→ GIVEN EXERCISE:
Reproduce, please, the span of lines beginning at the line with "Give me the matplotlib source for this chart." and ending at the line with "in Ethiopia, EMDHS", inclusive, minus any pictures.

━━━━━━━━━━━━━━━━

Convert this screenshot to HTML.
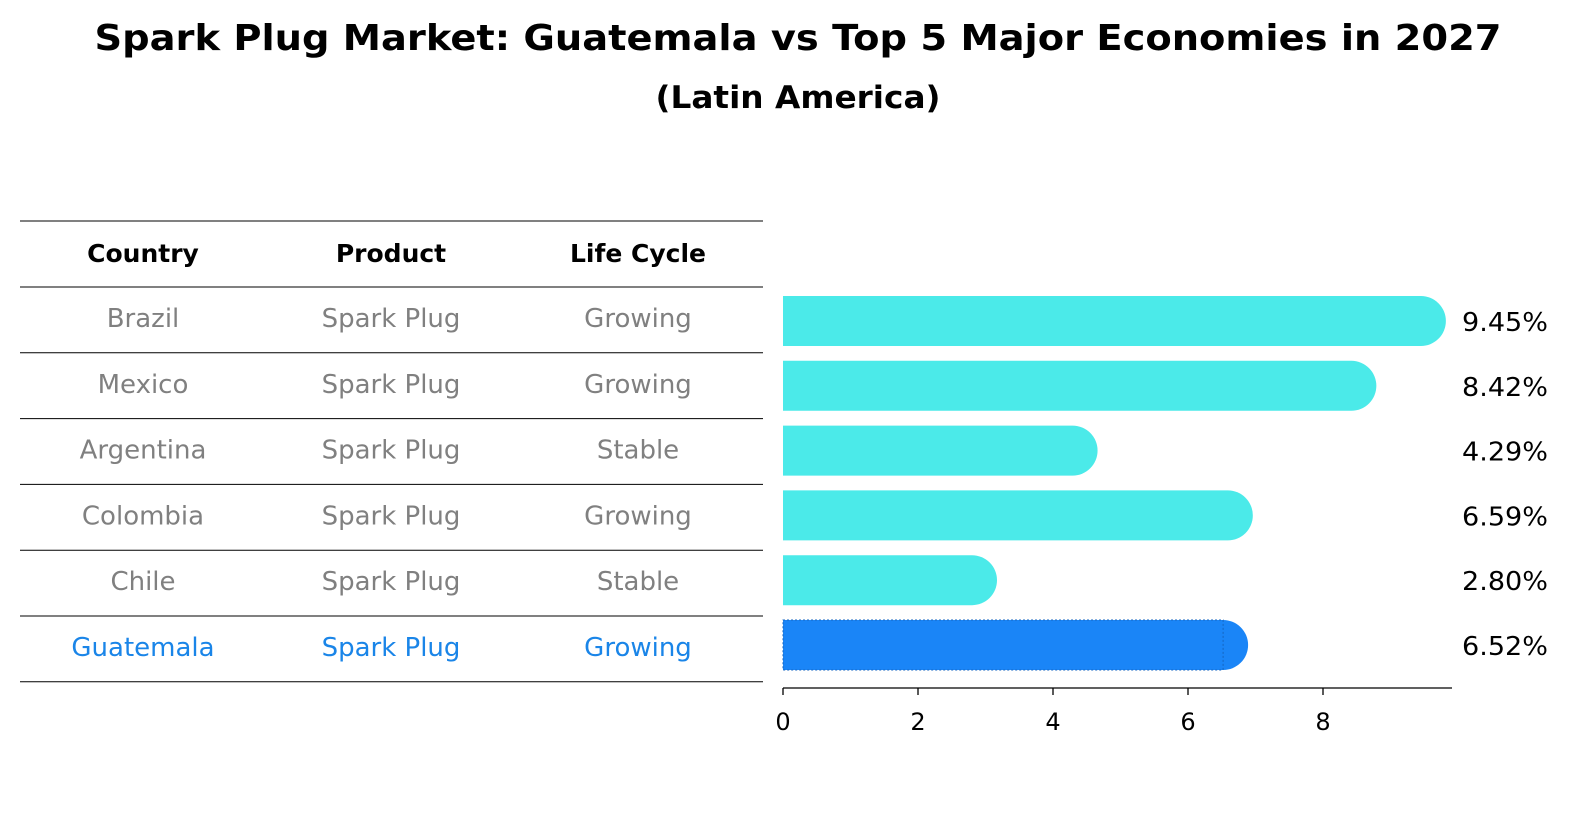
<!DOCTYPE html>
<html><head><meta charset="utf-8"><style>
body{margin:0;background:#fff;}
svg{display:block;font-family:"DejaVu Sans","Liberation Sans",sans-serif;}
</style></head><body>
<svg id="chart" width="1586" height="823" viewBox="0 0 1586 823">
<text x="798" y="50" text-anchor="middle" font-size="36" font-weight="bold" textLength="1407" lengthAdjust="spacingAndGlyphs">Spark Plug Market: Guatemala vs Top 5 Major Economies in 2027</text>
<text x="798" y="108" text-anchor="middle" font-size="31" font-weight="bold" textLength="285" lengthAdjust="spacingAndGlyphs">(Latin America)</text>
<g id="table"></g>
<g id="bars"></g>
<g id="axis"></g>
</svg>
<script>
const countries=["Brazil","Mexico","Argentina","Colombia","Chile","Guatemala"];
const products=["Spark Plug","Spark Plug","Spark Plug","Spark Plug","Spark Plug","Spark Plug"];
const lifeCycles=["Growing","Growing","Stable","Growing","Stable","Growing"];
const values=[9.45,8.42,4.29,6.59,2.80,6.52];
const tickValues=[0,2,4,6,8];

const NS="http://www.w3.org/2000/svg";
function mk(tag,attrs,parent){const e=document.createElementNS(NS,tag);for(const k in attrs)e.setAttribute(k,attrs[k]);parent.appendChild(e);return e;}
const xScale=v=>783+v*67.5;
const rowY=i=>321+i*64.8;
const tableLineY=i=>287+i*65.8;

const table=document.getElementById('table');
const colX=[143,391,638];
const headers=["Country","Product","Life Cycle"];
let l=mk('line',{x1:20,x2:763,y1:221,y2:221,stroke:'#000','stroke-width':1},table);


headers.forEach((h,j)=>{const t=mk('text',{x:colX[j],y:262,'text-anchor':'middle','font-size':25,'font-weight':'bold'},table);t.textContent=h;

});
for(let i=0;i<=countries.length;i++){
  const ln=mk('line',{x1:20,x2:763,y1:tableLineY(i),y2:tableLineY(i),stroke:'#000','stroke-width':1},table);
  
  
}
countries.forEach((c,i)=>{
  const last=i===countries.length-1;
  const col=last?'#1a85e8':'#808080';
  const y=tableLineY(i)+40;
  [c,products[i],lifeCycles[i]].forEach((txt,j)=>{
    const t=mk('text',{x:colX[j],y:y,'text-anchor':'middle','font-size':26,fill:col},table);t.textContent=txt;
    
    
  });
});

const bars=document.getElementById('bars');
values.forEach((v,i)=>{
  const last=i===values.length-1;
  const col=last?'#1a85f7':'#4beae9';
  const cy=rowY(i),h=50,x0=xScale(0),x1=xScale(v);
  const p=mk('path',{d:`M${x0},${cy-h/2} H${x1} A25,25 0 0 1 ${x1},${cy+h/2} H${x0} Z`,fill:col},bars);
  
  
  if(last){const r=mk('rect',{x:x0,y:cy-h/2,width:x1-x0,height:h,fill:'none',stroke:'#1565c0','stroke-width':1,'stroke-dasharray':'2,2'},bars);
    
    }
  const t=mk('text',{x:1462,y:cy+10,'font-size':26,textLength:86,lengthAdjust:'spacingAndGlyphs'},bars);t.textContent=v.toFixed(2)+'%';
  
  
});

const axis=document.getElementById('axis');
const al=mk('line',{x1:783,x2:1452,y1:688,y2:688,stroke:'#000','stroke-width':1.3},axis);


tickValues.forEach(v=>{
  const tk=mk('line',{x1:xScale(v),x2:xScale(v),y1:688,y2:695,stroke:'#000','stroke-width':1.3},axis);
  
  
  const t=mk('text',{x:xScale(v),y:730,'text-anchor':'middle','font-size':24},axis);t.textContent=v;
  
  
});
</script>
</body></html>
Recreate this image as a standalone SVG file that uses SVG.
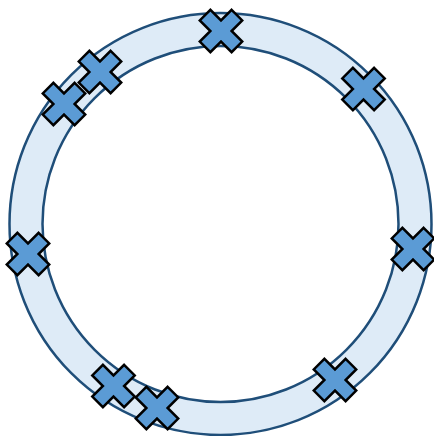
<svg xmlns="http://www.w3.org/2000/svg" xmlns:xlink="http://www.w3.org/1999/xlink" width="434" height="436" viewBox="0 0 434 436">
<style>
.ring{fill:#deebf7;stroke:#1f4e79;stroke-width:2.5;fill-rule:evenodd}
.x{fill:#5b9bd5;stroke:#000;stroke-width:2.5;stroke-linejoin:miter}
</style>
<defs>
<polygon id="cross" points="-7.5,-22.5 7.5,-22.5 7.5,-7.5 22.5,-7.5 22.5,7.5 7.5,7.5 7.5,22.5 -7.5,22.5 -7.5,7.5 -22.5,7.5 -22.5,-7.5 -7.5,-7.5" transform="rotate(45)"/>
</defs>
<rect width="434" height="436" fill="#fff"/>
<g id="ring">
<path class="ring" d="M9.5,224a211,211 0 1,0 422,0a211,211 0 1,0 -422,0Z M42.5,224a178,178 0 1,0 356,0a178,178 0 1,0 -356,0Z"/>
</g>
<g id="connectors"/>
<g id="x1" class="x" transform="translate(221,31)"><use xlink:href="#cross"/></g>
<g id="x2" class="x" transform="translate(100,72)"><use xlink:href="#cross"/></g>
<g id="x3" class="x" transform="translate(64,104)"><use xlink:href="#cross"/></g>
<g id="x4" class="x" transform="translate(363.5,89)"><use xlink:href="#cross"/></g>
<g id="x5" class="x" transform="translate(28,254)"><use xlink:href="#cross"/></g>
<g id="x6" class="x" transform="translate(413,249)"><use xlink:href="#cross"/></g>
<g id="x7" class="x" transform="translate(113.5,386)"><use xlink:href="#cross"/></g>
<g id="x8" class="x" transform="translate(157,408)"><use xlink:href="#cross"/></g>
<g id="x9" class="x" transform="translate(335,380)"><use xlink:href="#cross"/></g>
</svg>
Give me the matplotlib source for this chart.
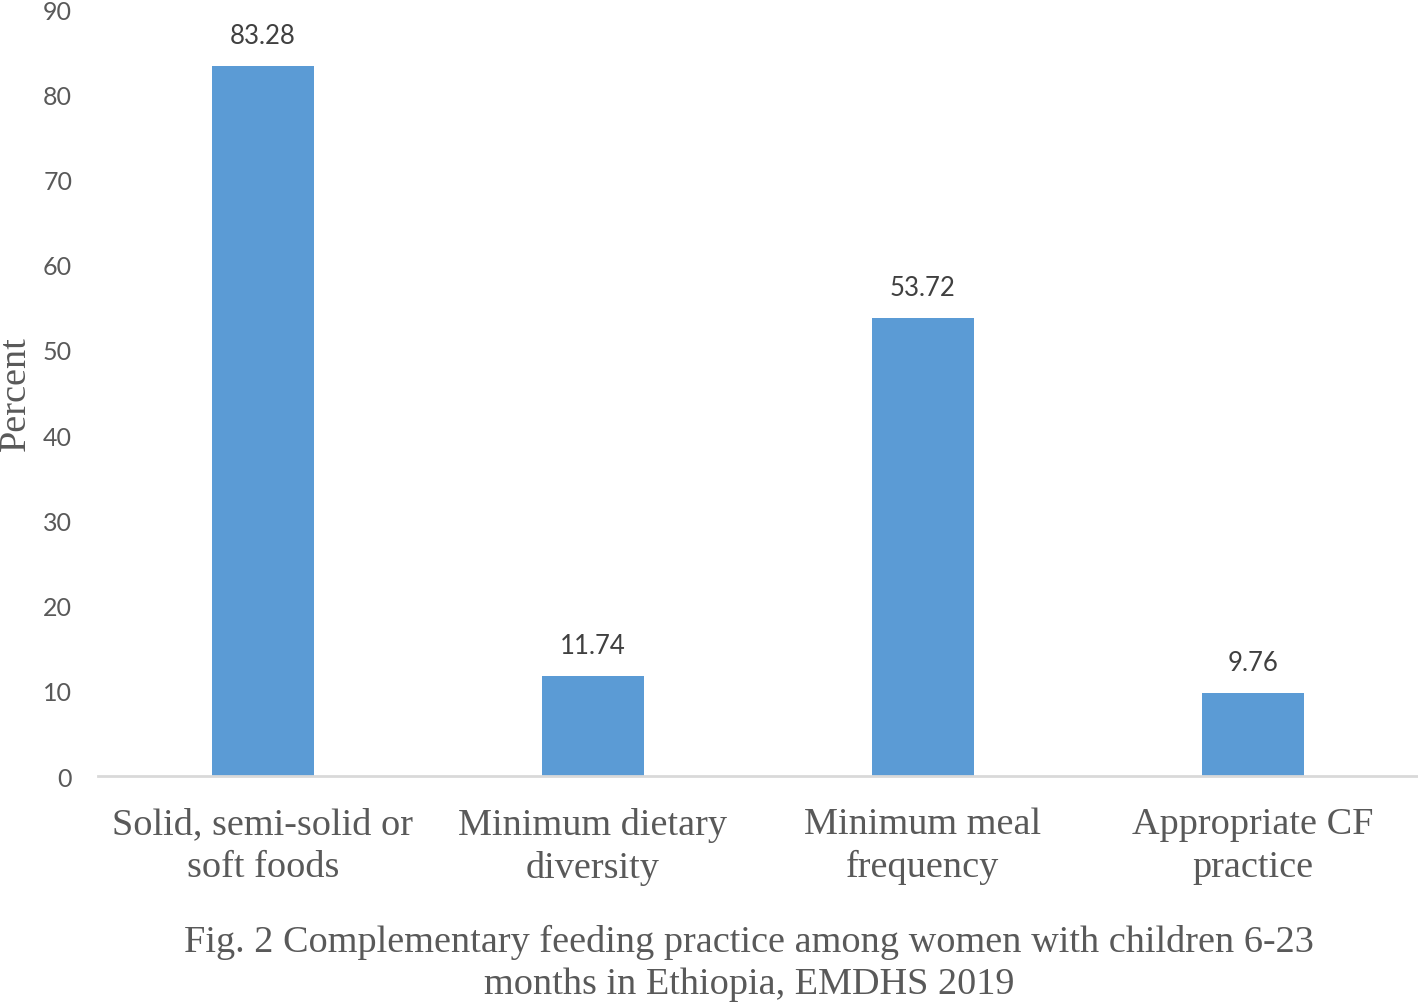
import matplotlib
matplotlib.use("Agg")
import matplotlib.pyplot as plt

categories = [
    "Solid, semi-solid or\nsoft foods",
    "Minimum dietary\ndiversity",
    "Minimum meal\nfrequency",
    "Appropriate CF\npractice",
]
percent = [83.28, 11.74, 53.72, 9.76]
yticks = [0, 10, 20, 30, 40, 50, 60, 70, 80, 90]
caption = ("Fig. 2 Complementary feeding practice among women with children 6-23\n"
           "months in Ethiopia, EMDHS 2019")

BAR = "#5B9BD5"
GREY = "#595959"
SERIF = "Liberation Serif"
SANS = "Lato"

fig = plt.figure(figsize=(14.18, 10.03), dpi=100)
ax = fig.add_axes([0.069, 0.2253, 0.931, 0.7647])

x = list(range(len(categories)))
bars = ax.bar(x, percent, width=0.31, color=BAR, zorder=2)
for b, v in zip(bars, percent):
    ax.annotate(f"{v:.2f}", (b.get_x() + b.get_width() / 2, v),
                xytext=(0, 13), textcoords="offset points",
                ha="center", va="bottom", fontsize=18.5,
                family=SANS, color="#404040")

ax.set_xlim(-0.5, 3.5)
ax.set_ylim(0, 90)
ax.set_yticks(yticks)
ax.set_yticklabels([str(t) for t in yticks], family=SANS, fontsize=18, color=GREY)
ax.set_xticks(x)
ax.set_xticklabels(categories, family=SERIF, fontsize=27.5, color=GREY, linespacing=1.3)
ax.tick_params(axis="both", length=0)
ax.tick_params(axis="y", pad=18.5)
ax.tick_params(axis="x", pad=22)

for s in ["top", "right", "left"]:
    ax.spines[s].set_visible(False)
ax.spines["bottom"].set_color("#D9D9D9")
ax.spines["bottom"].set_linewidth(2)

ax.set_ylabel("Percent", family=SERIF, fontsize=27.5, color=GREY)
ax.yaxis.set_label_coords(-0.0495, 0.5)

fig.text(0.528, 0.0395, caption, ha="center", va="center",
         family=SERIF, fontsize=27.5, color=GREY, linespacing=1.3)

fig.savefig("out.png", dpi=100)
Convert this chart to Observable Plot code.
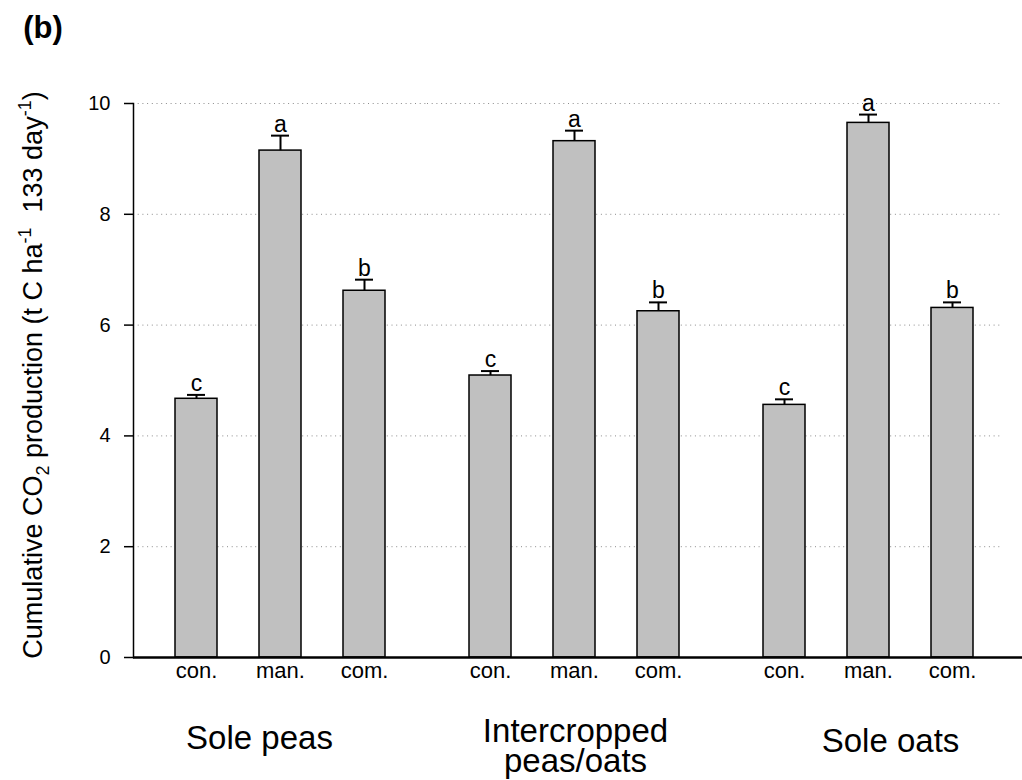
<!DOCTYPE html>
<html>
<head>
<meta charset="utf-8">
<script src="https://cdn.jsdelivr.net/npm/d3@7"></script>
<script src="https://cdn.jsdelivr.net/npm/@observablehq/plot@0.6"></script>
<style>
  html, body { margin: 0; padding: 0; background: white; }
</style>
</head>
<body>
<div id="chart"></div>
<script>
// ---- data ----
const groups = ["Sole peas", "Intercropped peas/oats", "Sole oats"];
const groupLabels = ["Sole peas", "Intercropped\npeas/oats", "Sole oats"];
const treatments = ["con.", "man.", "com."];

const solePeasMean = [4.67, 9.15, 6.62];
const intercropMean = [5.09, 9.32, 6.25];
const soleOatsMean = [4.56, 9.65, 6.31];

const solePeasSE = [0.07, 0.27, 0.20];
const intercropSE = [0.08, 0.19, 0.16];
const soleOatsSE = [0.10, 0.15, 0.10];

const solePeasLetters = ["c", "a", "b"];
const intercropLetters = ["c", "a", "b"];
const soleOatsLetters = ["c", "a", "b"];

const yTicks = [0, 2, 4, 6, 8, 10];
const yGrid = [2, 4, 6, 8, 10];

// ---- table ----
const means = [solePeasMean, intercropMean, soleOatsMean];
const ses = [solePeasSE, intercropSE, soleOatsSE];
const letters = [solePeasLetters, intercropLetters, soleOatsLetters];
const rows = groups.flatMap((g, i) => treatments.map((t, j) => ({
  group: g, treat: t, mean: means[i][j], top: means[i][j] + ses[i][j], letter: letters[i][j]
})));
const gridMain = groups.slice(0, 2).flatMap(g => yGrid.map(v => ({group: g, v})));
const gridLast = groups.slice(2).flatMap(g => yGrid.map(v => ({group: g, v})));
const baseMain = groups.slice(0, 2).map(g => ({group: g, v: 0}));
const baseLast = groups.slice(2).map(g => ({group: g, v: 0}));

const font = "Liberation Sans, Arial, Helvetica, sans-serif";
// label placement tweaks (style)
const labelShift = [{dx: -21, dy: 70}, {dx: 1, dy: 63}, {dx: 22, dy: 73}];

const chart = Plot.plot({
  width: 1022,
  height: 780,
  marginLeft: 133,
  marginRight: 7,
  marginTop: 103,
  marginBottom: 123,
  style: {fontFamily: font, background: "white", color: "black", overflow: "visible"},
  fx: {domain: groups, padding: 0, axis: null, label: null},
  x: {domain: treatments, padding: 0.5, label: null},
  y: {domain: [0, 10], label: null},
  marks: [
    Plot.ruleY(gridMain, {fx: "group", y: "v", stroke: "#8c8c8c", strokeDasharray: "1,3.7", strokeWidth: 1}),
    Plot.ruleY(gridLast, {fx: "group", y: "v", stroke: "#8c8c8c", strokeDasharray: "1,3.7", strokeWidth: 1, insetRight: 15}),
    Plot.barY(rows, {fx: "group", x: "treat", y: "mean", fill: "#c0c0c0", stroke: "black", strokeWidth: 1.5}),
    Plot.ruleX(rows, {fx: "group", x: "treat", y1: "mean", y2: "top", stroke: "black", strokeWidth: 2}),
    Plot.tickY(rows, {fx: "group", x: "treat", y: "top", stroke: "black", strokeWidth: 2, insetLeft: 12, insetRight: 12}),
    Plot.text(rows, {fx: "group", x: "treat", y: "top", text: "letter", dy: -4, lineAnchor: "bottom", fontSize: 23, fill: "black"}),
    Plot.ruleY(baseMain, {fx: "group", y: "v", stroke: "black", strokeWidth: 2.5}),
    Plot.ruleY(baseLast, {fx: "group", y: "v", stroke: "black", strokeWidth: 2.5, insetRight: -7}),
    Plot.frame({anchor: "left", facetAnchor: "left", stroke: "black", strokeWidth: 1.5}),
    Plot.axisY({ticks: yTicks, tickSize: 9, tickPadding: 14, fontSize: 20, strokeWidth: 1.5, label: null}),
    Plot.axisX({tickSize: 0, tickPadding: 5, fontSize: 22, label: null}),
    ...groups.map((g, i) => Plot.text([g], {
      fx: d => d, text: () => groupLabels[i], frameAnchor: "bottom", lineAnchor: "top",
      dx: labelShift[i].dx, dy: labelShift[i].dy, fontSize: 33, lineHeight: 0.91, fill: "black"
    }))
  ]
});

const svg = d3.select(chart);
// y-axis title with sub/superscripts
const t = svg.append("text")
  .attr("transform", "translate(42,375) rotate(-90)")
  .attr("text-anchor", "middle")
  .attr("font-family", font)
  .attr("font-size", 27)
  .attr("fill", "black");
t.append("tspan").text("Cumulative CO");
t.append("tspan").attr("font-size", 18).attr("dy", 7).text("2");
t.append("tspan").attr("dy", -7).text(" production (t C ha");
t.append("tspan").attr("font-size", 18).attr("dy", -11).text("-1");
t.append("tspan").attr("dy", 11).text("\u00a0\u00a0133 day");
t.append("tspan").attr("font-size", 18).attr("dy", -11).text("-1");
t.append("tspan").attr("dy", 11).text(")");

svg.append("text")
  .attr("x", 43).attr("y", 38)
  .attr("font-family", font)
  .attr("font-weight", "bold")
  .attr("font-size", 31)
  .attr("fill", "black")
  .text("(b)");

document.getElementById("chart").appendChild(chart);
</script>
</body>
</html>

━━━━━━━━━━━━━━━━

→ SOLUTION FOR THIS EXERCISE:
Give me the matplotlib source for this chart.
import matplotlib
matplotlib.use("Agg")
import matplotlib.pyplot as plt

categories = [
    "Solid, semi-solid or\nsoft foods",
    "Minimum dietary\ndiversity",
    "Minimum meal\nfrequency",
    "Appropriate CF\npractice",
]
percent = [83.28, 11.74, 53.72, 9.76]
yticks = [0, 10, 20, 30, 40, 50, 60, 70, 80, 90]
caption = ("Fig. 2 Complementary feeding practice among women with children 6-23\n"
           "months in Ethiopia, EMDHS 2019")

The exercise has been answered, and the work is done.